◆ THE REQUEST ◆
Give back the lines exactly, from the first one to the line with "45 L60 50 L66", both ends included.

— START —

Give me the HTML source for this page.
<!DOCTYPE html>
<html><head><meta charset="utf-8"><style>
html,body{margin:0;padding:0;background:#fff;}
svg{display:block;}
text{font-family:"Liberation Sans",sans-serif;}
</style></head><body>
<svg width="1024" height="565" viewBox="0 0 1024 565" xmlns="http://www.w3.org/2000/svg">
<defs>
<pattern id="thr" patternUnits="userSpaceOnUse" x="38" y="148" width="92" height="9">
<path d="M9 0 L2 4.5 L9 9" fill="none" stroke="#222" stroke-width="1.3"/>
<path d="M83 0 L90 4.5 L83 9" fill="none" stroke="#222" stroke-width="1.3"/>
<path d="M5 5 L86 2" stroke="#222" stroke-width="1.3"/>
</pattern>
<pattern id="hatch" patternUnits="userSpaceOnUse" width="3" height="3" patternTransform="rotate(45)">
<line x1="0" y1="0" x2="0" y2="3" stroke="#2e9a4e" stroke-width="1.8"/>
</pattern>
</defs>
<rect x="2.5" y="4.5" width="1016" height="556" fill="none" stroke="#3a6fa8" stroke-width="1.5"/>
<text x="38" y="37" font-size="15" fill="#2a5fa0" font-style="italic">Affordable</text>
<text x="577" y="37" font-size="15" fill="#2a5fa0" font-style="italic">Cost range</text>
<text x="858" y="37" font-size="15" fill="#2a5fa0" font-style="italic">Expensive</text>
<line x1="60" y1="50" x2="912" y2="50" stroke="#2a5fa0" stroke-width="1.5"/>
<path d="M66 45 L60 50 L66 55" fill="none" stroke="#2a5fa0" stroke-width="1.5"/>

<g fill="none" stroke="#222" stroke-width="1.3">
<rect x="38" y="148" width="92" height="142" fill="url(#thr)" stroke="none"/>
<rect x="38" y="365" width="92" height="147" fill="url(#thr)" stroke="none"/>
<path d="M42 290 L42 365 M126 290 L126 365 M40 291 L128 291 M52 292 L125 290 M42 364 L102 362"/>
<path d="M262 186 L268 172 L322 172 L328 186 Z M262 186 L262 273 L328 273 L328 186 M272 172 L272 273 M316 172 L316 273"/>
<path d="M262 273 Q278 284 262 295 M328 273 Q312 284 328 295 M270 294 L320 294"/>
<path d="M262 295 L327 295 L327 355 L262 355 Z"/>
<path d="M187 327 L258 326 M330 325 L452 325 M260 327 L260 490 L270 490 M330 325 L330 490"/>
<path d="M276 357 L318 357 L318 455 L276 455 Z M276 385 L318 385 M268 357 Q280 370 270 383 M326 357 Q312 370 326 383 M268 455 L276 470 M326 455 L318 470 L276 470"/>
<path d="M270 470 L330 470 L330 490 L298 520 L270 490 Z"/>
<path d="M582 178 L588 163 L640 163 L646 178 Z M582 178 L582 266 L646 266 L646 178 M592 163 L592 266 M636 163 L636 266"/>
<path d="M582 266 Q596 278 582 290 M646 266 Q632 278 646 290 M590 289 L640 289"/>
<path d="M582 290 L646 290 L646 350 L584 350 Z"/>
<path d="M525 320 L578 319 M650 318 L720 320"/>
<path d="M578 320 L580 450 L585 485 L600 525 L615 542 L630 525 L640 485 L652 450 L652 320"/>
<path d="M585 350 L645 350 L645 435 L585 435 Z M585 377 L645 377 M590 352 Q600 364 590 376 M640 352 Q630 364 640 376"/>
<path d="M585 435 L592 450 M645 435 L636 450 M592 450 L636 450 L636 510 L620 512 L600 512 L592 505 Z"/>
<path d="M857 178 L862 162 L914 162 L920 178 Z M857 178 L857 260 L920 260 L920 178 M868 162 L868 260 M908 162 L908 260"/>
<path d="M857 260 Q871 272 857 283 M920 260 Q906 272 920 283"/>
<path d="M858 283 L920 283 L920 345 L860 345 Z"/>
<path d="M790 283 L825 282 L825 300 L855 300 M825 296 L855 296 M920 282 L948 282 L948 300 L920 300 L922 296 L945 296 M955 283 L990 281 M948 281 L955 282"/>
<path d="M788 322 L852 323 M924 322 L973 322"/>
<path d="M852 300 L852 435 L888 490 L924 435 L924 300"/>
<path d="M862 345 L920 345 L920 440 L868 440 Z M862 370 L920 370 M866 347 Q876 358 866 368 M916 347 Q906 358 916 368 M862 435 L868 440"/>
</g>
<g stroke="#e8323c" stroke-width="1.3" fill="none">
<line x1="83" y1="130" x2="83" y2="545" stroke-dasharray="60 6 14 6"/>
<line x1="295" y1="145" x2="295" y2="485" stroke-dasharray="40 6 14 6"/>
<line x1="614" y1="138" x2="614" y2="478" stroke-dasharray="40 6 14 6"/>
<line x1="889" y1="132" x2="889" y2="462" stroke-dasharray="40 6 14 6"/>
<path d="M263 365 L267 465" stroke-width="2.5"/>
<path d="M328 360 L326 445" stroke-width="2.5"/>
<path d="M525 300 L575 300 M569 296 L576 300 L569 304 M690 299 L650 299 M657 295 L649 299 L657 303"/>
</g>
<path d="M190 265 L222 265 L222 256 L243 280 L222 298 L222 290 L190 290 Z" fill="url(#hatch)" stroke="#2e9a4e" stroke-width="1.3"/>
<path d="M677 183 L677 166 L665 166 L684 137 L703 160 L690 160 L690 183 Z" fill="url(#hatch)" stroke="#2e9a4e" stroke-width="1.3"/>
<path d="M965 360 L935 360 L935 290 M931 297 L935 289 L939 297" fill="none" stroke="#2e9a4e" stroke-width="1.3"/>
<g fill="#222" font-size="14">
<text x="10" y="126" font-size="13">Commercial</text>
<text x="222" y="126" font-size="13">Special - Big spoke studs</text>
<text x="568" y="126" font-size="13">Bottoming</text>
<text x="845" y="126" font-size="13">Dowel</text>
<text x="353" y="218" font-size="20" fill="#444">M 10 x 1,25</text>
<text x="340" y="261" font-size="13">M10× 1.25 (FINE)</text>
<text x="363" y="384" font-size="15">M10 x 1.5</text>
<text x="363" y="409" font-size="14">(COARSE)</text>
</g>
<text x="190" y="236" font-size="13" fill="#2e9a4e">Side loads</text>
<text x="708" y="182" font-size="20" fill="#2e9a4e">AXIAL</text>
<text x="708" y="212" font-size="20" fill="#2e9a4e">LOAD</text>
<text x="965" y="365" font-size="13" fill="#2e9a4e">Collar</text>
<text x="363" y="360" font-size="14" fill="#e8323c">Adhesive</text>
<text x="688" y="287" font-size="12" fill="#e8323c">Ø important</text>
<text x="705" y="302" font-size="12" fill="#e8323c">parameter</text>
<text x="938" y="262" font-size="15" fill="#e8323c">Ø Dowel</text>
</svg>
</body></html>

— END —

◆ RESULT ◆
Give me the HTML source for this page.
<!DOCTYPE html>
<html><head><meta charset="utf-8"><style>
html,body{margin:0;padding:0;background:#fff;}
svg{display:block;}
text{font-family:"Liberation Sans",sans-serif;}
</style></head><body>
<svg width="1024" height="565" viewBox="0 0 1024 565" xmlns="http://www.w3.org/2000/svg">
<defs>
<pattern id="thr" patternUnits="userSpaceOnUse" x="38" y="148" width="92" height="9">
<path d="M9 0 L2 4.5 L9 9" fill="none" stroke="#222" stroke-width="1.3"/>
<path d="M83 0 L90 4.5 L83 9" fill="none" stroke="#222" stroke-width="1.3"/>
<path d="M5 5 L86 2" stroke="#222" stroke-width="1.3"/>
</pattern>
<pattern id="hatch" patternUnits="userSpaceOnUse" width="3" height="3" patternTransform="rotate(45)">
<line x1="0" y1="0" x2="0" y2="3" stroke="#2e9a4e" stroke-width="1.8"/>
</pattern>
</defs>
<rect x="2.5" y="4.5" width="1016" height="556" fill="none" stroke="#3a6fa8" stroke-width="1.5"/>
<text x="38" y="37" font-size="15" fill="#2a5fa0" font-style="italic">Affordable</text>
<text x="577" y="37" font-size="15" fill="#2a5fa0" font-style="italic">Cost range</text>
<text x="858" y="37" font-size="15" fill="#2a5fa0" font-style="italic">Expensive</text>
<line x1="60" y1="50" x2="912" y2="50" stroke="#2a5fa0" stroke-width="1.5"/>
<path d="M66 45 L60 50 L66 55" fill="none" stroke="#2a5fa0" stroke-width="1.5"/>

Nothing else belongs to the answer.